这里面我们分析一下replace与replaceAll方法的差异以及原理。
replace各个方法的定义
一、replaceFirst方法
public String replaceFirst(String regex, String replacement) { return Pattern.compile(regex).matcher(this).replaceFirst(replacement); }
二、replace方法
public String replace(CharSequence target, CharSequence replacement) { return Pattern.compile(target.toString(), Pattern.LITERAL).matcher(this).replaceAll(Matcher.quoteReplacement(replacement.toString())); }
三、replaceAll方法
public String replaceAll(String regex, String replacement) { return Pattern.compile(regex).matcher(this).replaceAll(replacement); }
replace各个方法的原理
我们通过以下的例子来分析他们的原理。
@Test public void stringReplace() { replaceFirst("year = 1929. month=07, day=29, other=\d{2}"); } public void replaceFirst(String string) { System.out.println(string.replaceFirst("\d{2}", "--")); System.out.println(string.replace("\d{2}", "--")); System.out.println(string.replace("29", "--")); System.out.println(string.replaceAll("\d{2}", "--")); } // year = --29. month=07, day=29, other=d{2} // year = 1929. month=07, day=29, other=-- // year = 19--. month=07, day=--, other=d{2} // year = ----. month=--, day=--, other=d{2}
一、首先我们分析一下replaceFirst与replaceAll方法,他们的区别在于Pattern构建之后Matcher调用的方法不同。一个是reaplceFirst、一个是replaceAll方法。这两个方法现在可以分析一下。

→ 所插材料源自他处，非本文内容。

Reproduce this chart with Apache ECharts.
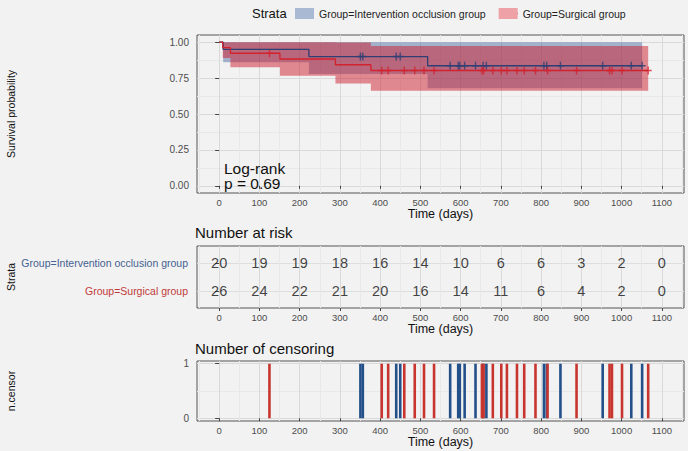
<!DOCTYPE html>
<html><head><meta charset="utf-8">
<script src="https://cdn.jsdelivr.net/npm/echarts@6/dist/echarts.min.js"></script>
<style>html,body{margin:0;padding:0;background:#f2f2f2;}#c{width:688px;height:451px;}</style>
</head><body><div id="c"></div>
<script>
// ---------- data ----------
const timeTicks = [0,100,200,300,400,500,600,700,800,900,1000,1100];
const timeMinor = [-50,50,150,250,350,450,550,650,750,850,950,1050,1150];
const survTicks = [0,0.25,0.5,0.75,1];
const survMinor = [0.125,0.375,0.625,0.875];
const groups = ['Group=Intervention occlusion group','Group=Surgical group'];

// Intervention occlusion group
const ivTime  = [0, 10, 223, 518, 1051];
const ivSurv  = [1, 0.95, 0.90, 0.836, 0.836];
const ivLower = [1, 0.86, 0.778, 0.68, 0.68];
const ivUpper = [1, 1, 1, 1, 1];
const ivCensor = [351,357,440,450,574,594,598,610,637,656,664,807,814,848,953,1024,1051];

// Surgical group
const sgTime  = [0, 9, 28, 151, 289, 377, 1066];
const sgSurv  = [1, 0.962, 0.923, 0.883, 0.843, 0.803, 0.803];
const sgLower = [1, 0.89, 0.826, 0.767, 0.713, 0.662, 0.662];
const sgUpper = [1, 1, 1, 1, 0.997, 0.974, 0.974];
const sgCensor = [125,404,420,460,486,509,534,653,657,680,701,715,740,758,786,816,888,970,976,1001,1066];

// Number at risk
const riskTimes = [0,100,200,300,400,500,600,700,800,900,1000,1100];
const ivRisk = [20,19,19,18,16,14,10,6,6,3,2,0];
const sgRisk = [26,24,22,21,20,16,14,11,6,4,2,0];

const logRankText = ['Log-rank','p = 0.69'];

// ---------- styling ----------
const FONT = 'Liberation Sans, Arial, Helvetica, sans-serif';
const BLUE = '#2f3f73', RED = '#d2222d';
const BLUE_BAND = 'rgba(45,80,150,0.40)', RED_BAND = 'rgba(205,30,45,0.50)';
const BLUE_BAR = '#24508a', RED_BAR = '#c8352f';
const PLUS = 'path://M4,0H6V4H10V6H6V10H4V6H0V4H4Z';

function survAt(times, surv, t){ let s = surv[0]; for (let i=0;i<times.length;i++){ if (times[i] <= t) s = surv[i]; } return s; }

const X_MIN = -55, X_MAX = 1155;
function majorX(grid, nameGap){
  return {type:'value', gridIndex:grid, min:X_MIN, max:X_MAX,
    name:'Time (days)', nameLocation:'middle', nameGap:nameGap, nameMoveOverlap:false,
    nameTextStyle:{fontFamily:FONT, fontSize:12.5, color:'#111'},
    axisLine:{show:false},
    axisTick:{show:true, customValues:timeTicks, length:3, lineStyle:{color:'#444'}},
    axisLabel:{show:true, customValues:timeTicks, margin:4, fontFamily:FONT, fontSize:9.5, color:'#4d4d4d', formatter:v=>String(v)},
    splitLine:{show:true, lineStyle:{color:'#d9d9d9', width:1}}};
}
function minorX(grid){
  return {type:'value', gridIndex:grid, min:X_MIN, max:X_MAX, position:'top',
    axisLine:{show:false}, axisTick:{show:false, customValues:timeMinor}, axisLabel:{show:false},
    splitLine:{show:true, lineStyle:{color:'#e8e8e8', width:1}}};
}
function yName(name){
  return {name:name, nameLocation:'middle', nameGap:181, nameMoveOverlap:false,
    nameTextStyle:{fontFamily:FONT, fontSize:10.5, color:'#111'}};
}

const xAxes = [majorX(0,14), minorX(0), majorX(1,14), minorX(1), majorX(2,14), minorX(2)];

const yAxes = [
  Object.assign({type:'value', gridIndex:0, min:-0.05, max:1.05,
    axisLine:{show:false},
    axisTick:{show:true, customValues:survTicks, length:4, lineStyle:{color:'#444'}},
    axisLabel:{show:true, customValues:survTicks, margin:8, fontFamily:FONT, fontSize:10, color:'#4d4d4d', formatter:v=>Number(v).toFixed(2)},
    splitLine:{show:true, lineStyle:{color:'#d9d9d9'}}}, yName('Survival probability')),
  {type:'value', gridIndex:0, min:-0.05, max:1.05, position:'right',
    axisLine:{show:false}, axisTick:{show:false, customValues:survMinor}, axisLabel:{show:false},
    splitLine:{show:true, lineStyle:{color:'#e8e8e8'}}},
  Object.assign({type:'value', gridIndex:1, min:0.4, max:2.6, inverse:true,
    axisLine:{show:false},
    axisTick:{show:true, customValues:[1,2], length:4, lineStyle:{color:'#444'}},
    axisLabel:{show:true, customValues:[1,2], margin:9, fontFamily:FONT, fontSize:10.5,
      formatter:v=> (Math.round(v)===1 ? '{a|'+groups[0]+'}' : '{b|'+groups[1]+'}'),
      rich:{a:{color:'#45618f', fontFamily:FONT, fontSize:10.5}, b:{color:'#c13a3a', fontFamily:FONT, fontSize:10.5}}},
    splitLine:{show:true, lineStyle:{color:'#dedede'}}}, yName('Strata')),
  {type:'value', gridIndex:1, min:0.4, max:2.6, inverse:true, position:'right', show:false},
  Object.assign({type:'value', gridIndex:2, min:-0.05, max:1.05,
    axisLine:{show:false},
    axisTick:{show:true, customValues:[0,1], length:4, lineStyle:{color:'#444'}},
    axisLabel:{show:true, customValues:[0,1], margin:8, fontFamily:FONT, fontSize:10, color:'#4d4d4d'},
    splitLine:{show:true, lineStyle:{color:'#d9d9d9'}}}, yName('n.censor')),
  {type:'value', gridIndex:2, min:-0.05, max:1.05, position:'right',
    axisLine:{show:false}, axisTick:{show:false, customValues:[0.5]}, axisLabel:{show:false},
    splitLine:{show:true, lineStyle:{color:'#e8e8e8'}}}
];

// confidence band drawn as one step polygon through the axis scales
function band(id, times, lower, upper, color){
  return {type:'custom', name:id+' band', xAxisIndex:0, yAxisIndex:0, silent:true, clip:true,
    data:[[times[0], upper[0]]],
    renderItem:function(params, api){
      const pts = [];
      for (let i=0;i<times.length-1;i++){ pts.push(api.coord([times[i], upper[i]])); pts.push(api.coord([times[i+1], upper[i]])); }
      for (let i=times.length-2;i>=0;i--){ pts.push(api.coord([times[i+1], lower[i]])); pts.push(api.coord([times[i], lower[i]])); }
      return {type:'polygon', shape:{points:pts}, style:{fill:color}};
    }};
}
function curve(name, times, surv, color){
  return {type:'line', name:name, xAxisIndex:0, yAxisIndex:0, step:'end', symbol:'none', silent:true,
    itemStyle:{color:color}, lineStyle:{color:color, width:1.3}, data:times.map((t,i)=>[t, surv[i]])};
}
function marks(name, cens, times, surv, color){
  return {type:'scatter', name:name+' censor', xAxisIndex:0, yAxisIndex:0, symbol:PLUS, symbolSize:[7,8], silent:true,
    itemStyle:{color:color}, data:cens.map(t=>[t, survAt(times, surv, t)])};
}
function risk(row, counts){
  return {type:'scatter', name:'risk'+row, xAxisIndex:2, yAxisIndex:2, symbolSize:1, silent:true,
    itemStyle:{color:'rgba(0,0,0,0)'},
    label:{show:true, position:'inside', formatter:p=>String(p.value[2]), fontFamily:FONT, fontSize:14.5, color:'#111'},
    data:riskTimes.map((t,i)=>[t, row, counts[i]])};
}
function bars(name, cens, color, last){
  const s = {type:'bar', name:name+' n.censor', xAxisIndex:4, yAxisIndex:4, barWidth:2.6, silent:true,
    itemStyle:{color:color}, data:cens.map(t=>[t, 1])};
  if (last) s.barGap = '-100%';
  return s;
}

const series = [
  band('iv', ivTime, ivLower, ivUpper, BLUE_BAND),
  band('sg', sgTime, sgLower, sgUpper, RED_BAND),
  curve(groups[0], ivTime, ivSurv, BLUE), curve(groups[1], sgTime, sgSurv, RED),
  marks('iv', ivCensor, ivTime, ivSurv, BLUE), marks('sg', sgCensor, sgTime, sgSurv, RED),
  risk(1, ivRisk), risk(2, sgRisk),
  bars('iv', ivCensor, BLUE_BAR, false), bars('sg', sgCensor, RED_BAR, true)
];

const gridBase = {left:197, width:487, show:true, backgroundColor:'transparent', borderColor:'#555', borderWidth:1, containLabel:false, outerBoundsMode:'none'};

const option = {
  animation:false,
  backgroundColor:'#f2f2f2',
  textStyle:{fontFamily:FONT},
  grid:[
    Object.assign({top:35, height:158}, gridBase),
    Object.assign({top:246, height:62}, gridBase),
    Object.assign({top:361, height:60}, gridBase)
  ],
  title:[
    {text:'Number at risk', left:195, top:225, padding:0, textStyle:{fontFamily:FONT, fontSize:15, fontWeight:'normal', color:'#111'}},
    {text:'Number of censoring', left:195, top:341, padding:0, textStyle:{fontFamily:FONT, fontSize:15, fontWeight:'normal', color:'#111'}}
  ],
  legend:{left:295, top:8, padding:0, itemWidth:19, itemHeight:11, itemGap:13, icon:'rect', selectedMode:false,
    itemStyle:{borderWidth:0},
    textStyle:{fontFamily:FONT, fontSize:10.5, color:'#222'},
    data:[{name:groups[0], itemStyle:{color:'#a9b9d3', borderWidth:0}}, {name:groups[1], itemStyle:{color:'#eea2a8', borderWidth:0}}]},
  xAxis:xAxes,
  yAxis:yAxes,
  graphic:[
    {type:'text', left:252, top:7, style:{text:'Strata', fontFamily:FONT, fontSize:13, fill:'#111'}},
    {type:'line', shape:{x1:295, y1:13.5, x2:314, y2:13.5}, style:{stroke:BLUE, lineWidth:1.2}},
    {type:'line', shape:{x1:304.5, y1:9.5, x2:304.5, y2:17.5}, style:{stroke:BLUE, lineWidth:1.4}},
    {type:'line', shape:{x1:499, y1:13.5, x2:518, y2:13.5}, style:{stroke:RED, lineWidth:1.2}},
    {type:'line', shape:{x1:508.5, y1:9.5, x2:508.5, y2:17.5}, style:{stroke:RED, lineWidth:1.4}},
    {type:'text', x:224, y:168, z:10, style:{text:logRankText[0], fontFamily:FONT, fontSize:15.5, fill:'#111', verticalAlign:'middle'}},
    {type:'text', x:224, y:183.8, z:10, style:{text:logRankText[1], fontFamily:FONT, fontSize:15.5, fill:'#111', verticalAlign:'middle'}}
  ],
  series:series
};

const chart = echarts.init(document.getElementById('c'), null, {renderer:'svg'});
chart.setOption(option);
</script>
</body></html>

1、首先对于Matcher的replceFirst方法:可以看到只调用一下的appendReplacement和appendTail方法。关于appendReplacement方法后面可以贴出源码,实现比较复杂
public String replaceFirst(String replacement) { if (replacement == null) throw new NullPointerException("replacement"); reset(); if (!find()) return text.toString(); StringBuffer sb = new StringBuffer(); appendReplacement(sb, replacement); appendTail(sb); return sb.toString(); }
2、对于Matcher的replceAll方法,和上述的replaceFirst方法类似。只不过是多次调用了appendReplacement的替换函数。直到没有匹配为止
public String replaceAll(String replacement) { reset(); boolean result = find(); if (result) { StringBuffer sb = new StringBuffer(); do { appendReplacement(sb, replacement); result = find(); } while (result); appendTail(sb); return sb.toString(); } return text.toString(); }
二、对于replace方法,和上述的replaceAll方法主要有以下两种区别。
1、在Pattern.compile时,添加了Pattern.LITERAL的flag,表示pattern会把regex当作纯文本来处理了。比如\d{2}不转义成两个0-9的数字,而是当作纯文本\d{2}看待。
2、在调用MatcherMatcher.quoteReplacement(replacement.toString())方法对replacement做了对特殊符号($和)作去除转义的操作。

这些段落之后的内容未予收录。